= Work to complete =
Check each line of the data below for the word "this", then extract the ones that have it.

= Materials provided =
-- START --

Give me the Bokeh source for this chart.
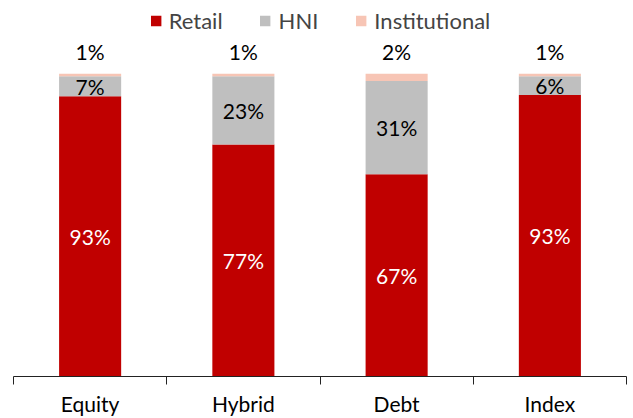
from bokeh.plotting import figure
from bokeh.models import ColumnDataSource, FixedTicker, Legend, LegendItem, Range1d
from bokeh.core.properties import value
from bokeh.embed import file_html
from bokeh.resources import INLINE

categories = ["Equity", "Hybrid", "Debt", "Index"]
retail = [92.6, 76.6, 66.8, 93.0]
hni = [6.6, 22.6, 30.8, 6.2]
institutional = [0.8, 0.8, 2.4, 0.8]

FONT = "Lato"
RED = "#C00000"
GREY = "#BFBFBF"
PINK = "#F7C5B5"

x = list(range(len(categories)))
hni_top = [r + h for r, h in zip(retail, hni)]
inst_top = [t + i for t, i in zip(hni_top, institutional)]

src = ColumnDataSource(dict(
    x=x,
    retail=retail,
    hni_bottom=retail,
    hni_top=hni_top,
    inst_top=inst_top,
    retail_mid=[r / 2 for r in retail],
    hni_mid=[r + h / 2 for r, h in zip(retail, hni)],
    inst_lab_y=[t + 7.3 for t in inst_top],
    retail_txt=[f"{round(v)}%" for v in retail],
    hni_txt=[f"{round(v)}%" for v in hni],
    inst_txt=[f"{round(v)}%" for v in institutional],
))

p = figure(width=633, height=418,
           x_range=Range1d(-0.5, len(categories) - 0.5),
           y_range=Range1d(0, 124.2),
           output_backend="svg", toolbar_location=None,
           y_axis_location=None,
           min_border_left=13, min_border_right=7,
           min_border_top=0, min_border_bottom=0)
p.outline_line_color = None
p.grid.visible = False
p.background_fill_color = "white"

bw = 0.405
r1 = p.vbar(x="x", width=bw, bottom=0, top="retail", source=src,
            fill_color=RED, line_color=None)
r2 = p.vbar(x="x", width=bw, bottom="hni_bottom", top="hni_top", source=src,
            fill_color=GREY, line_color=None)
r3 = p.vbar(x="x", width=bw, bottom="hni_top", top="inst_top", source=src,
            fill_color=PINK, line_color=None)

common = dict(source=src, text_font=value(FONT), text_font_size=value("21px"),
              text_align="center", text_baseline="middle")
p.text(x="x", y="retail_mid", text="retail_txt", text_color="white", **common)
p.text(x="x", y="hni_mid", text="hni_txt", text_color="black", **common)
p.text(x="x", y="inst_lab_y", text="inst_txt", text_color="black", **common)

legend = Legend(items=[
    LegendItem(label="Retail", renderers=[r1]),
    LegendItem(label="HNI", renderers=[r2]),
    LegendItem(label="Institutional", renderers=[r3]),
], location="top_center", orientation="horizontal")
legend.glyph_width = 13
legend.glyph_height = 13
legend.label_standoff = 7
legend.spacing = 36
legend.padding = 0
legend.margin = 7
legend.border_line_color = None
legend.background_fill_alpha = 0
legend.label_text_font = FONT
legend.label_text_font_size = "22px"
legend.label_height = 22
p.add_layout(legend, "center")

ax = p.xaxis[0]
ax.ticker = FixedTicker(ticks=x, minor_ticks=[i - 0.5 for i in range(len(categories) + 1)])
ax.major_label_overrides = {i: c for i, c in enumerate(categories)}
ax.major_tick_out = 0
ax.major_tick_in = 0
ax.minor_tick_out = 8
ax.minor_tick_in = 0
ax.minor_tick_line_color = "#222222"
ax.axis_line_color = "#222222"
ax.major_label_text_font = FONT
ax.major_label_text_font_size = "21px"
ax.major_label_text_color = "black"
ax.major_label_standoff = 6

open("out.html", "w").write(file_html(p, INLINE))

-- END --
-- START --

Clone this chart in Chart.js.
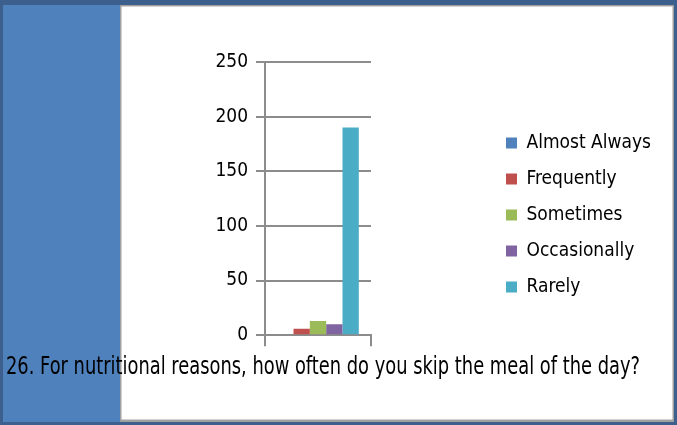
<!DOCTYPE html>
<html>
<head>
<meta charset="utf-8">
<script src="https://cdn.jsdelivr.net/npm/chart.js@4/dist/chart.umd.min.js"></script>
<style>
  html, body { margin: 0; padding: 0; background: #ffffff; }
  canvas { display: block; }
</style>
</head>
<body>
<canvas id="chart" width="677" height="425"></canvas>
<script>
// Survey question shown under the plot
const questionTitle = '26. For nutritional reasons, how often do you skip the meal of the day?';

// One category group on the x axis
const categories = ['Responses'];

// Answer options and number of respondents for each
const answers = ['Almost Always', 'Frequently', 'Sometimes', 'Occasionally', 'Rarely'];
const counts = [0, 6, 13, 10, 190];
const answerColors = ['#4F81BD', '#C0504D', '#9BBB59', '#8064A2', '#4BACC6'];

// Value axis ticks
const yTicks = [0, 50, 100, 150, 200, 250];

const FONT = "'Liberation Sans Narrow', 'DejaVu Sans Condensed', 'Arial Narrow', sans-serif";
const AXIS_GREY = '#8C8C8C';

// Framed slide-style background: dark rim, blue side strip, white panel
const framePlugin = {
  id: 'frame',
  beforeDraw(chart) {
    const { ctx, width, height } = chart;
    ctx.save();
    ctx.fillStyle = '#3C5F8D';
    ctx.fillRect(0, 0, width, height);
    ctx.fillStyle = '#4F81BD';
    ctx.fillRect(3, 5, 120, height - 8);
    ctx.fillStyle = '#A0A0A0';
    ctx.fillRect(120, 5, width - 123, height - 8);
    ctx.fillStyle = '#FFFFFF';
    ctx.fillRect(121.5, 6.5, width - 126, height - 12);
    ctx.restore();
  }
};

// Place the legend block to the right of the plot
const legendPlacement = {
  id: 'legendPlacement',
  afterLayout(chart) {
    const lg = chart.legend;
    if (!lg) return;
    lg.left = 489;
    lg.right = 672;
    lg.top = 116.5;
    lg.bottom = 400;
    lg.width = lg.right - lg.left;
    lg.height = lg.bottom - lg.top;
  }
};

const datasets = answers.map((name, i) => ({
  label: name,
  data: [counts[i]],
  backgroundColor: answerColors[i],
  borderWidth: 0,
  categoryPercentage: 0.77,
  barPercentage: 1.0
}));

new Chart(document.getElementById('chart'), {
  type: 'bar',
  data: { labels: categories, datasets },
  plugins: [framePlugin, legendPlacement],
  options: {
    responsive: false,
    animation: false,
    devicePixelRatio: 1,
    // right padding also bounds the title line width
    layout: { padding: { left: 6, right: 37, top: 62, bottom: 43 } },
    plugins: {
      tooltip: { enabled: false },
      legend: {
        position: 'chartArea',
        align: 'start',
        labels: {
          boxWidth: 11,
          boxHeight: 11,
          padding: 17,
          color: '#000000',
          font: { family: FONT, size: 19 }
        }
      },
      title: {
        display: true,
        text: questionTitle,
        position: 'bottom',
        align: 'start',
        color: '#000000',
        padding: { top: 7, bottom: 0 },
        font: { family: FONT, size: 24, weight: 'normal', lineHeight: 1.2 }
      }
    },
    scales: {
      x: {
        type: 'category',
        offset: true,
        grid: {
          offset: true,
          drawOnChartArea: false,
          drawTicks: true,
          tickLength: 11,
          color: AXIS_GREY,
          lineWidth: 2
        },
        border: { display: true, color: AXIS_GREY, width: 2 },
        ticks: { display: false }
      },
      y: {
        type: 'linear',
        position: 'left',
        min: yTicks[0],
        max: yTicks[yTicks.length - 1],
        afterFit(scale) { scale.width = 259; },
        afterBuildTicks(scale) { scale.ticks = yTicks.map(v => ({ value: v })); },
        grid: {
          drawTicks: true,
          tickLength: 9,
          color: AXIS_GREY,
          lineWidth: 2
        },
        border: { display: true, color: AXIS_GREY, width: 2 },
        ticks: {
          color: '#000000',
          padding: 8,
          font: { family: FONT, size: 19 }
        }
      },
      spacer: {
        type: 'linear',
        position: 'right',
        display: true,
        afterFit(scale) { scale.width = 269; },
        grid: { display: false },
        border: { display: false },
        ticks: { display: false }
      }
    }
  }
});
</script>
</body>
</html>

-- END --

= The result =
Give me the Bokeh source for this chart.
Clone this chart in Chart.js.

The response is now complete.